Nicole Fox, a junior at Western Carolina University, enjoys spending her spare time playing with dogs at the Jackson County Animal Shelter.
It almost makes up for the time the 20-year-old can’t spend with her own dog, Ellie.
Spending time with animals waiting on adoption is a stress reliever for her, she said, as she works on degrees in secondary education and history.
“I’m a big believer in giving back to the community,” Fox said. “Since WCU students take up a very large percentage of the population, I believe students should find a way to give back in some form or another.”
The volunteer program started a year and a half ago, as a way to socialize dogs to make them more adoptable.

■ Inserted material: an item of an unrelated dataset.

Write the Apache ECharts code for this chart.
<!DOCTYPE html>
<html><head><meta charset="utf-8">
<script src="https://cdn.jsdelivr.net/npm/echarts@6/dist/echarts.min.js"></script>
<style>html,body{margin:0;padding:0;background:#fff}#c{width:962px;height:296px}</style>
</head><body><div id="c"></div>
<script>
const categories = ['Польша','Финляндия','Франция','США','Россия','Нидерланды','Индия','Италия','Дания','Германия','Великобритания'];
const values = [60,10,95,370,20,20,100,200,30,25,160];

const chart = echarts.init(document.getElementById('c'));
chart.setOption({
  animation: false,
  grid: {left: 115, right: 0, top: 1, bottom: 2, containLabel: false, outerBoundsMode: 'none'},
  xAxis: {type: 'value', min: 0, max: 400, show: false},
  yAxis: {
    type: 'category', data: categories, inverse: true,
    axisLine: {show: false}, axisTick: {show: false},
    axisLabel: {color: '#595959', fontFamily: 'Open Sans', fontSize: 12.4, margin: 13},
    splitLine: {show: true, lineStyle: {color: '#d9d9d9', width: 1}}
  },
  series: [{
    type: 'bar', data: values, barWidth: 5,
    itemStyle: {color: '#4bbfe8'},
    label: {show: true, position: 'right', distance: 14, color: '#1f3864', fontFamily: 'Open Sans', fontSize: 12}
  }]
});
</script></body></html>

“Some of the dogs are in the shelter for several months before finding a home and the 10 minutes they get to go outside with volunteers is the best part of their day,” Fox said.
The program is open to anyone ages 18 or older. There is a background check and a 30-minute training session. Those younger than 18 can volunteer with adult supervision.

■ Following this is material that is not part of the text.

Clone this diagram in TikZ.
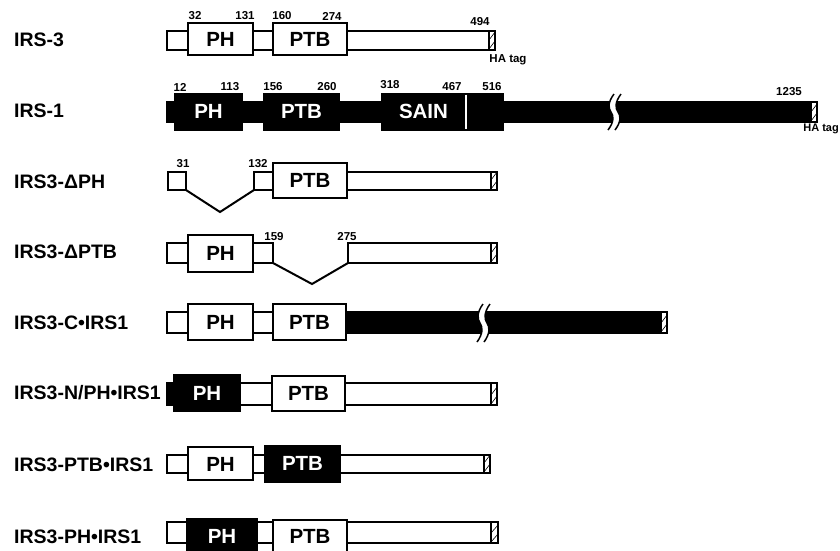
\documentclass[tikz,border=0pt]{standalone}
\usepackage{fontspec}
\setmainfont{Liberation Sans}
\newcommand\hatchcell[4]{%
  \fill[white] (#1,#2) rectangle (#3,#4);
  \begin{scope}
    \clip (#1,#2) rectangle (#3,#4);
    \draw[line width=0.6pt] (#1,{#4-1}) -- (#3,{#4-9});
    \draw[line width=0.6pt] (#1,{#4-10}) -- (#3,{#4-18});
  \end{scope}
  \draw[line width=1.2pt] (#1,#2) rectangle (#3,#4);}
\newcommand\brkmark[3]{% x0, mid, half height
  \fill[white] ({#1+3},{#2-#3}) .. controls ({#1-3},{#2-#3+8}) and ({#1-3},{#2-4}) .. (#1,#2)
     .. controls ({#1+3},{#2+4}) and ({#1+3},{#2+#3-8}) .. ({#1-3},{#2+#3})
     -- ({#1+4},{#2+#3}) .. controls ({#1+10},{#2+#3-8}) and ({#1+10},{#2+4}) .. ({#1+7},#2)
     .. controls ({#1+4},{#2-4}) and ({#1+4},{#2-#3+8}) .. ({#1+10},{#2-#3}) -- cycle;
  \draw[line width=1.5pt] ({#1+3},{#2-#3}) .. controls ({#1-3},{#2-#3+8}) and ({#1-3},{#2-4}) .. (#1,#2)
     .. controls ({#1+3},{#2+4}) and ({#1+3},{#2+#3-8}) .. ({#1-3},{#2+#3});
  \draw[line width=1.5pt] ({#1+10},{#2-#3}) .. controls ({#1+4},{#2-#3+8}) and ({#1+4},{#2-4}) .. ({#1+7},#2)
     .. controls ({#1+10},{#2+4}) and ({#1+10},{#2+#3-8}) .. ({#1+4},{#2+#3});}
\begin{document}
\begin{tikzpicture}[x=1pt,y=-1pt,
  lbl/.style={font=\fontsize{19.5}{21}\selectfont\bfseries, anchor=west, inner sep=0pt},
  num/.style={font=\fontsize{11.5}{12}\selectfont\bfseries, inner sep=0pt},
  dom/.style={font=\fontsize{20.5}{22}\selectfont\bfseries, inner sep=0pt},
  domw/.style={dom, text=white},
  wb/.style={draw=black, fill=white, line width=1.2pt},
  bb/.style={draw=black, fill=black, line width=1.2pt},
  del/.style={line width=2pt}]
\useasboundingbox (0,0) rectangle (840,550);
\fill[white] (0,0) rectangle (840,550);

% ---------- labels ----------
\node[lbl] (l1) at (14,40) {IRS-3};
\node[lbl] (l2) at (14,111) {IRS-1};
\node[lbl] (l3) at (14,182) {IRS3-ΔPH};
\node[lbl] (l4) at (14,252) {IRS3-ΔPTB};
\node[lbl] (l5) at (14,323) {IRS3-C•IRS1};
\node[lbl] (l6) at (14,393) {IRS3-N/PH•IRS1};
\node[lbl] (l7) at (14,465) {IRS3-PTB•IRS1};
\node[lbl] (l8) at (14,537) {IRS3-PH•IRS1};

% ---------- Row 1: IRS-3 ----------
\draw[wb] (167,31) rectangle (495,50);
\draw[wb] (188,23) rectangle (253,55);
\draw[wb] (273,23) rectangle (347,55);
\hatchcell{489}{31}{495}{50}
\node[dom] (r1ph) at (220.5,39.5) {PH};
\node[dom] (r1ptb) at (310,39.5) {PTB};
\node[num] (n32) at (195,16) {32};
\node[num] (n131) at (245,16) {131};
\node[num] (n160) at (282,16) {160};
\node[num] (n274) at (332,16) {274};
\node[num] (n494) at (480,22) {494};
\node[num] (ha1) at (508,60) {HA tag};

% ---------- Row 2: IRS-1 ----------
\draw[bb] (167,102) rectangle (817,122);
\draw[bb] (175,94) rectangle (242,130);
\draw[bb] (264,94) rectangle (339,130);
\draw[bb] (382,94) rectangle (503,130);
\draw[white, line width=1.4pt] (466,94.6) -- (466,129.4);
\hatchcell{811}{102}{817}{122}
\brkmark{611}{112}{18}
\node[domw] (r2ph) at (208.5,111.5) {PH};
\node[domw] (r2ptb) at (301.5,111.5) {PTB};
\node[domw] (r2sain) at (423.5,111.5) {SAIN};
\node[num] (n12) at (180,87) {12};
\node[num] (n113) at (230,87) {113};
\node[num] (n156) at (273,87) {156};
\node[num] (n260) at (327,87) {260};
\node[num] (n318) at (390,85) {318};
\node[num] (n467) at (452,87) {467};
\node[num] (n516) at (492,87) {516};
\node[num] (n1235) at (789,92) {1235};
\node[num, font=\fontsize{11}{12}\selectfont\bfseries, anchor=east] (ha2) at (839,129) {HA tag};

% ---------- Row 3: IRS3-dPH ----------
\draw[wb] (168,172) rectangle (186,190);
\draw[wb] (254,172) rectangle (273,190);
\draw[wb] (347,172) rectangle (497,190);
\draw[wb] (273,163) rectangle (347,198);
\hatchcell{491}{172}{497}{190}
\coordinate (v3) at (220,212);
\draw[del] (186,190) -- (v3) -- (254,190);
\node[dom] (r3ptb) at (310,180.5) {PTB};
\node[num] (n31) at (183,164) {31};
\node[num] (n132) at (258,164) {132};

% ---------- Row 4: IRS3-dPTB ----------
\draw[wb] (167,243) rectangle (188,263);
\draw[wb] (253,243) rectangle (273,263);
\draw[wb] (188,235) rectangle (253,272);
\draw[wb] (348,243) rectangle (497,263);
\hatchcell{491}{243}{497}{263}
\coordinate (v4) at (312,284);
\draw[del] (273,263) -- (v4) -- (348,263);
\node[dom] (r4ph) at (220.5,253.5) {PH};
\node[num] (n159) at (274,237) {159};
\node[num] (n275) at (347,237) {275};

% ---------- Row 5: IRS3-C-IRS1 ----------
\draw[wb] (167,312) rectangle (273,333);
\draw[bb] (346,312) rectangle (667,333);
\draw[wb] (188,304) rectangle (253,340);
\draw[wb] (273,304) rectangle (346,340);
\hatchcell{661}{312}{667}{333}
\brkmark{480}{323}{19}
\node[dom] (r5ph) at (220.5,322) {PH};
\node[dom] (r5ptb) at (309.5,322) {PTB};

% ---------- Row 6: IRS3-N/PH-IRS1 ----------
\draw[bb] (167,383) rectangle (176,405);
\draw[wb] (240,383) rectangle (497,405);
\draw[bb] (174,375) rectangle (240,411);
\draw[wb] (272,376) rectangle (345,411);
\hatchcell{491}{383}{497}{405}
\node[domw] (r6ph) at (207,393) {PH};
\node[dom] (r6ptb) at (308.5,393.5) {PTB};

% ---------- Row 7: IRS3-PTB-IRS1 ----------
\draw[wb] (167,455) rectangle (490,473);
\draw[wb] (188,447) rectangle (253,480);
\draw[bb] (265,446) rectangle (340,482);
\hatchcell{484}{455}{490}{473}
\node[dom] (r7ph) at (220.5,464) {PH};
\node[domw] (r7ptb) at (302.5,463.5) {PTB};

% ---------- Row 8: IRS3-PH-IRS1 ----------
\draw[wb] (167,522) rectangle (498,543);
\draw[bb] (187,519) rectangle (257,553);
\draw[wb] (273,520) rectangle (347,553);
\hatchcell{491}{522}{498}{543}
\node[domw] (r8ph) at (222,536) {PH};
\node[dom] (r8ptb) at (310,536) {PTB};
\end{tikzpicture}
\end{document}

Shelter volunteer and obedience-training expert Jane Finneran encourages WCU students to help. There’s no minimum time commitment. Volunteers can schedule time Monday through Saturday.
“We have the university almost across the street,” Finneran said. “There are enough students over there that we could get a dog walked every day.”

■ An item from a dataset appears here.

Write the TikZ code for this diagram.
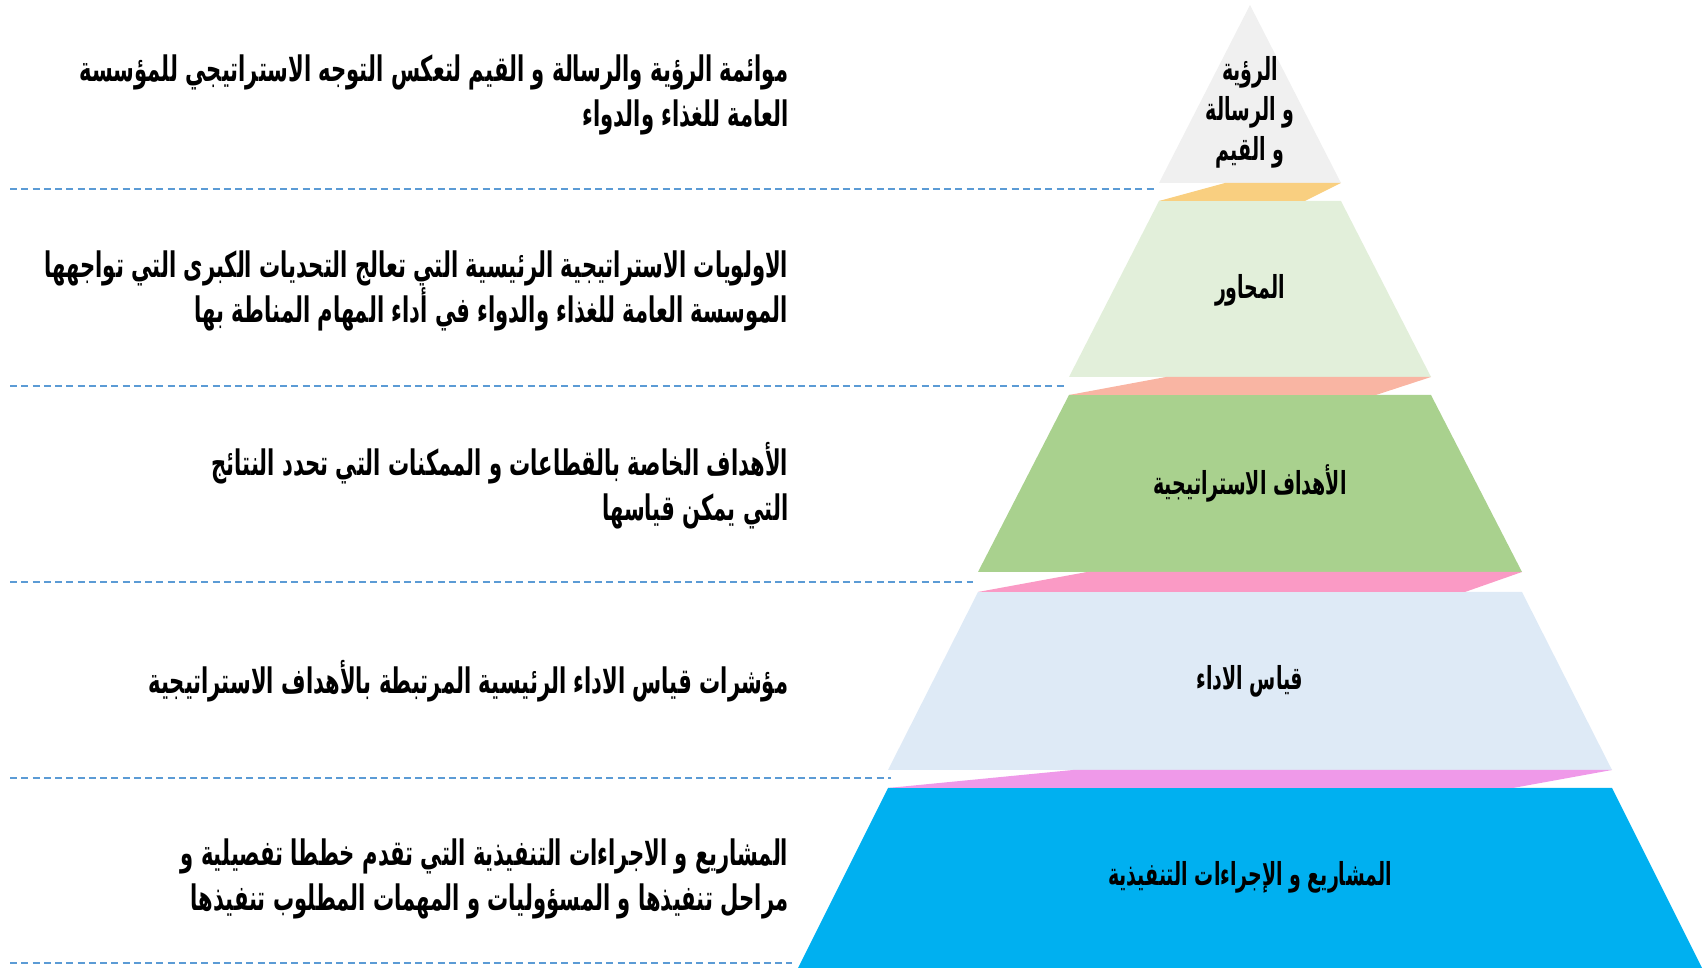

The Jackson County Animal Shelter is on Airport Road in the Cullowhee community.
The volunteer program provides community members opportunities to spend time with animals – without making the commitment to adopt.
“A lot of the students, especially when they get their own place, go out and buy a dog,” Finneran said. “A lot of those students are not in a position where they can take care of a dog, and six months later they end up at our shelter.”
Allison Padgett has volunteered at the shelter for three-and-a-half years. She said the program gives students the chance to cuddle animals.
Thanks to socialization, fewer shelter dogs face euthanization, she said.
“We have not had to euthanize an adoptable dog for space in over two years,” Padgett said. “If we’d had more volunteers, some of the dogs we put down would not have had to be put down.”
Since the shelter houses about 16 dogs at a time, Finneran hopes for 16 volunteers each day so that every dog has a chance to go outside.
Fox said she plans this semester to return as a volunteer.